An uncountable cardinal number κ is said to be Jónsson if for every function f: [κ]^<ω → κ there is a set H of order type κ such that for each n, f restricted to n-element subsets of H omits at least one value in κ.

Every Rowbottom cardinal is Jónsson. By a theorem of Eugene M. Kleinberg, the theories ZFC + “there is a Rowbottom cardinal” and ZFC + “there is a Jónsson cardinal” are equiconsistent. William Mitchell proved, with the help of the Dodd-Jensen core model that the consistency of the existence of a Jónsson cardinal implies the consistency of the existence of a Ramsey cardinal, so that the existence of Jónsson cardinals and the existence of Ramsey cardinals are equiconsistent.
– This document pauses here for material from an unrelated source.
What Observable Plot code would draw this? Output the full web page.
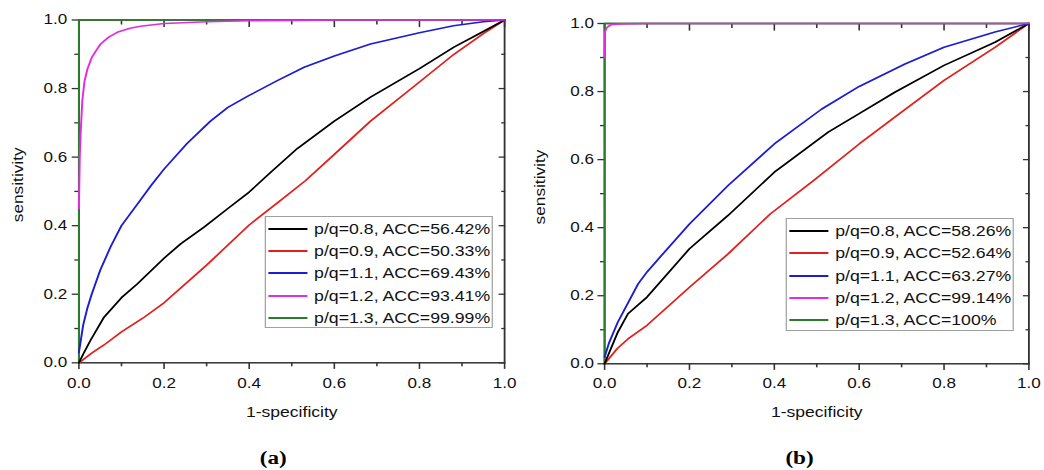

In general, Jónsson cardinals need not be large cardinals in the usual sense: they can be singular. But the existence of a singular Jónsson cardinal is equiconsistent to the existence of a measurable cardinal. Using the axiom of choice, a lot of small cardinals (the ${\displaystyle \aleph _{n}}$, for instance) can be proved to be not Jónsson. Results like this need the axiom of choice, however: The axiom of determinacy does imply that for every positive natural number n, the cardinal ${\displaystyle \aleph _{n}}$ is Jónsson.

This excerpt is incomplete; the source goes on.